**Aim of the exercise**
Output the material word for word. Leave each picture out.

--- --- ---

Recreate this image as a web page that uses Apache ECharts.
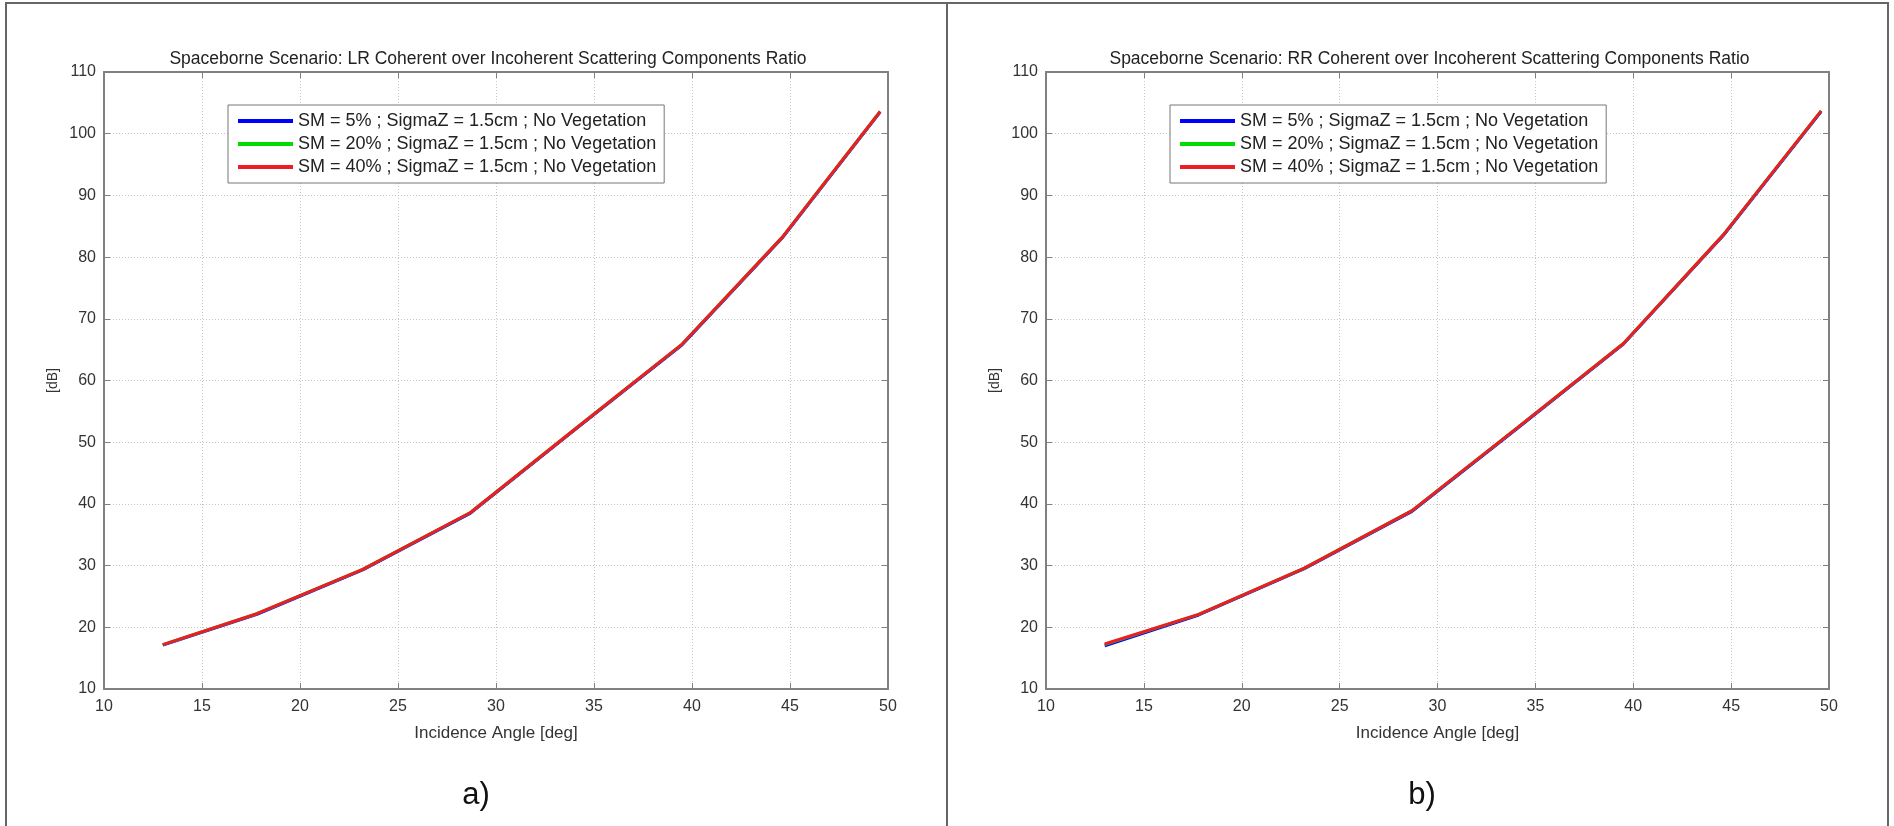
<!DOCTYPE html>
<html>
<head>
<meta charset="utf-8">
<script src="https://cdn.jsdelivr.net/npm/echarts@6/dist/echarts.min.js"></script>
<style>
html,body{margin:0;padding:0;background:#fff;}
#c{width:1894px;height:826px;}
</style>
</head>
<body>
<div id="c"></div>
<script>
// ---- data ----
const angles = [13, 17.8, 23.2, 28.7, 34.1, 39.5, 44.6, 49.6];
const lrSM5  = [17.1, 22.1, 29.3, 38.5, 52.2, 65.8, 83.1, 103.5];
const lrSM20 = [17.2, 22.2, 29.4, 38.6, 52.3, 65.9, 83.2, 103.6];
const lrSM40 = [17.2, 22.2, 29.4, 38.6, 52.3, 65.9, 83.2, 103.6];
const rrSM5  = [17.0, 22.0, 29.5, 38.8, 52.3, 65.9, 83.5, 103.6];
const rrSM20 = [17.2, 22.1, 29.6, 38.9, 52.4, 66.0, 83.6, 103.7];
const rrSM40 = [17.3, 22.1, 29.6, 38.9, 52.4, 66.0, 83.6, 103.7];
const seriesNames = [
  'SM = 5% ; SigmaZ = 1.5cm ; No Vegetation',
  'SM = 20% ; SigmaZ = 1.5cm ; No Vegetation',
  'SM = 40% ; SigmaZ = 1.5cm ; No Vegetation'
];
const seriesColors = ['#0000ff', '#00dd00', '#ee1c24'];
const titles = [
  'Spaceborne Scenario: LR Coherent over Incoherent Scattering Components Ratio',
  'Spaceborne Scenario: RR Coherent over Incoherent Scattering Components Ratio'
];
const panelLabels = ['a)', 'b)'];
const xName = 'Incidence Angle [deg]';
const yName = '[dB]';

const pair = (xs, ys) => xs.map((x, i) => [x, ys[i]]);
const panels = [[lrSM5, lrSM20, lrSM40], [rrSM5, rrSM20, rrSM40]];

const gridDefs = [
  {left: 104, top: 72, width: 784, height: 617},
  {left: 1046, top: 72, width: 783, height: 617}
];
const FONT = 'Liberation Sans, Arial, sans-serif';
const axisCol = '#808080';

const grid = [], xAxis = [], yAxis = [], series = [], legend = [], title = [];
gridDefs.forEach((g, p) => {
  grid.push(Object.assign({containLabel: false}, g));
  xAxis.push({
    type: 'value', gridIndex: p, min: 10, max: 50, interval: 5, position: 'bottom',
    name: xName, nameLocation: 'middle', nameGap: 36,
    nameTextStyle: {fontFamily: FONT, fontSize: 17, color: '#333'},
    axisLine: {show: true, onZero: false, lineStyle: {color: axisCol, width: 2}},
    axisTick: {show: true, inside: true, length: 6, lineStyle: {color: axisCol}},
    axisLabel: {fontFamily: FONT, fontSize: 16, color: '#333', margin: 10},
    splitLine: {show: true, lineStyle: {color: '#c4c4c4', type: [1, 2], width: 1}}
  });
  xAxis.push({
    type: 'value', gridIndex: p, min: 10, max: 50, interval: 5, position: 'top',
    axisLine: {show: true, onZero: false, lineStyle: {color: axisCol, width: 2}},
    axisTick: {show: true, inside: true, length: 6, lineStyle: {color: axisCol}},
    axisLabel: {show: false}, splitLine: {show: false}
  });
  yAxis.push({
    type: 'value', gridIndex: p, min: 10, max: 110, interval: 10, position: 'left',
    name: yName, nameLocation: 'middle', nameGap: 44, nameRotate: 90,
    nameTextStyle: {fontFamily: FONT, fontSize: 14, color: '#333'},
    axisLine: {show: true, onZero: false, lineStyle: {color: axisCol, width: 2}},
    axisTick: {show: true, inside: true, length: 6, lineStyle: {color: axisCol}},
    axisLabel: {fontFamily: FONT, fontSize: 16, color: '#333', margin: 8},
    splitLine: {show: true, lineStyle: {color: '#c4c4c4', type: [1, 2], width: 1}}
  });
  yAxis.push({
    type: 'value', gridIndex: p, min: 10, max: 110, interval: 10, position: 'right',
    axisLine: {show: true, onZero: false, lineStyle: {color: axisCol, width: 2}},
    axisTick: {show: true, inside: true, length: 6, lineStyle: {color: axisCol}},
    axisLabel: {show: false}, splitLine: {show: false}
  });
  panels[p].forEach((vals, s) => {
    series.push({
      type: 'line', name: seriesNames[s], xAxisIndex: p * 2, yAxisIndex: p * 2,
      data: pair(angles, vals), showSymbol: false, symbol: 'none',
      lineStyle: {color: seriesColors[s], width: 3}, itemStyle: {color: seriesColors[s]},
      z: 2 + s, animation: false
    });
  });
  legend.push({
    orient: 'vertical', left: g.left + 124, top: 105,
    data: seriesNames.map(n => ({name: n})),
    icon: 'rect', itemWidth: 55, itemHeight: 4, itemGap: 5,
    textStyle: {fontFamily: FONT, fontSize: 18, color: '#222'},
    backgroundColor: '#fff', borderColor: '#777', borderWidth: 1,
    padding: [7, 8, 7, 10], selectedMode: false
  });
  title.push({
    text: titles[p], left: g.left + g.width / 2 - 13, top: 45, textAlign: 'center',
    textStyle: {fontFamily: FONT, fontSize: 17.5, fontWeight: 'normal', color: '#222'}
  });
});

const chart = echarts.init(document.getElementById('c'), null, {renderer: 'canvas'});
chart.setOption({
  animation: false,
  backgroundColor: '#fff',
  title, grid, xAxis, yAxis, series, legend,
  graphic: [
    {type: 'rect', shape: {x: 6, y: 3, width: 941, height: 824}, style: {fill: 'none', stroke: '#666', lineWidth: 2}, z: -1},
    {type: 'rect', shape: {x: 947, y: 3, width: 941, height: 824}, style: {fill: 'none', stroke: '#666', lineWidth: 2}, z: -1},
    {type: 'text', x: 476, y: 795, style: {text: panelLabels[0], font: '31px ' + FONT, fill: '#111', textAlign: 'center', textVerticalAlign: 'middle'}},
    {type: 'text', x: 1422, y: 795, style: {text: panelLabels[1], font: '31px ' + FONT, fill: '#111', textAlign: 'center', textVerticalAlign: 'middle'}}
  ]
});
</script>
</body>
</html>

--- --- ---

**Full response**
Recreate this image as a web page that uses Apache ECharts.
<!DOCTYPE html>
<html>
<head>
<meta charset="utf-8">
<script src="https://cdn.jsdelivr.net/npm/echarts@6/dist/echarts.min.js"></script>
<style>
html,body{margin:0;padding:0;background:#fff;}
#c{width:1894px;height:826px;}
</style>
</head>
<body>
<div id="c"></div>
<script>
// ---- data ----
const angles = [13, 17.8, 23.2, 28.7, 34.1, 39.5, 44.6, 49.6];
const lrSM5  = [17.1, 22.1, 29.3, 38.5, 52.2, 65.8, 83.1, 103.5];
const lrSM20 = [17.2, 22.2, 29.4, 38.6, 52.3, 65.9, 83.2, 103.6];
const lrSM40 = [17.2, 22.2, 29.4, 38.6, 52.3, 65.9, 83.2, 103.6];
const rrSM5  = [17.0, 22.0, 29.5, 38.8, 52.3, 65.9, 83.5, 103.6];
const rrSM20 = [17.2, 22.1, 29.6, 38.9, 52.4, 66.0, 83.6, 103.7];
const rrSM40 = [17.3, 22.1, 29.6, 38.9, 52.4, 66.0, 83.6, 103.7];
const seriesNames = [
  'SM = 5% ; SigmaZ = 1.5cm ; No Vegetation',
  'SM = 20% ; SigmaZ = 1.5cm ; No Vegetation',
  'SM = 40% ; SigmaZ = 1.5cm ; No Vegetation'
];
const seriesColors = ['#0000ff', '#00dd00', '#ee1c24'];
const titles = [
  'Spaceborne Scenario: LR Coherent over Incoherent Scattering Components Ratio',
  'Spaceborne Scenario: RR Coherent over Incoherent Scattering Components Ratio'
];
const panelLabels = ['a)', 'b)'];
const xName = 'Incidence Angle [deg]';
const yName = '[dB]';

const pair = (xs, ys) => xs.map((x, i) => [x, ys[i]]);
const panels = [[lrSM5, lrSM20, lrSM40], [rrSM5, rrSM20, rrSM40]];

const gridDefs = [
  {left: 104, top: 72, width: 784, height: 617},
  {left: 1046, top: 72, width: 783, height: 617}
];
const FONT = 'Liberation Sans, Arial, sans-serif';
const axisCol = '#808080';

const grid = [], xAxis = [], yAxis = [], series = [], legend = [], title = [];
gridDefs.forEach((g, p) => {
  grid.push(Object.assign({containLabel: false}, g));
  xAxis.push({
    type: 'value', gridIndex: p, min: 10, max: 50, interval: 5, position: 'bottom',
    name: xName, nameLocation: 'middle', nameGap: 36,
    nameTextStyle: {fontFamily: FONT, fontSize: 17, color: '#333'},
    axisLine: {show: true, onZero: false, lineStyle: {color: axisCol, width: 2}},
    axisTick: {show: true, inside: true, length: 6, lineStyle: {color: axisCol}},
    axisLabel: {fontFamily: FONT, fontSize: 16, color: '#333', margin: 10},
    splitLine: {show: true, lineStyle: {color: '#c4c4c4', type: [1, 2], width: 1}}
  });
  xAxis.push({
    type: 'value', gridIndex: p, min: 10, max: 50, interval: 5, position: 'top',
    axisLine: {show: true, onZero: false, lineStyle: {color: axisCol, width: 2}},
    axisTick: {show: true, inside: true, length: 6, lineStyle: {color: axisCol}},
    axisLabel: {show: false}, splitLine: {show: false}
  });
  yAxis.push({
    type: 'value', gridIndex: p, min: 10, max: 110, interval: 10, position: 'left',
    name: yName, nameLocation: 'middle', nameGap: 44, nameRotate: 90,
    nameTextStyle: {fontFamily: FONT, fontSize: 14, color: '#333'},
    axisLine: {show: true, onZero: false, lineStyle: {color: axisCol, width: 2}},
    axisTick: {show: true, inside: true, length: 6, lineStyle: {color: axisCol}},
    axisLabel: {fontFamily: FONT, fontSize: 16, color: '#333', margin: 8},
    splitLine: {show: true, lineStyle: {color: '#c4c4c4', type: [1, 2], width: 1}}
  });
  yAxis.push({
    type: 'value', gridIndex: p, min: 10, max: 110, interval: 10, position: 'right',
    axisLine: {show: true, onZero: false, lineStyle: {color: axisCol, width: 2}},
    axisTick: {show: true, inside: true, length: 6, lineStyle: {color: axisCol}},
    axisLabel: {show: false}, splitLine: {show: false}
  });
  panels[p].forEach((vals, s) => {
    series.push({
      type: 'line', name: seriesNames[s], xAxisIndex: p * 2, yAxisIndex: p * 2,
      data: pair(angles, vals), showSymbol: false, symbol: 'none',
      lineStyle: {color: seriesColors[s], width: 3}, itemStyle: {color: seriesColors[s]},
      z: 2 + s, animation: false
    });
  });
  legend.push({
    orient: 'vertical', left: g.left + 124, top: 105,
    data: seriesNames.map(n => ({name: n})),
    icon: 'rect', itemWidth: 55, itemHeight: 4, itemGap: 5,
    textStyle: {fontFamily: FONT, fontSize: 18, color: '#222'},
    backgroundColor: '#fff', borderColor: '#777', borderWidth: 1,
    padding: [7, 8, 7, 10], selectedMode: false
  });
  title.push({
    text: titles[p], left: g.left + g.width / 2 - 13, top: 45, textAlign: 'center',
    textStyle: {fontFamily: FONT, fontSize: 17.5, fontWeight: 'normal', color: '#222'}
  });
});

const chart = echarts.init(document.getElementById('c'), null, {renderer: 'canvas'});
chart.setOption({
  animation: false,
  backgroundColor: '#fff',
  title, grid, xAxis, yAxis, series, legend,
  graphic: [
    {type: 'rect', shape: {x: 6, y: 3, width: 941, height: 824}, style: {fill: 'none', stroke: '#666', lineWidth: 2}, z: -1},
    {type: 'rect', shape: {x: 947, y: 3, width: 941, height: 824}, style: {fill: 'none', stroke: '#666', lineWidth: 2}, z: -1},
    {type: 'text', x: 476, y: 795, style: {text: panelLabels[0], font: '31px ' + FONT, fill: '#111', textAlign: 'center', textVerticalAlign: 'middle'}},
    {type: 'text', x: 1422, y: 795, style: {text: panelLabels[1], font: '31px ' + FONT, fill: '#111', textAlign: 'center', textVerticalAlign: 'middle'}}
  ]
});
</script>
</body>
</html>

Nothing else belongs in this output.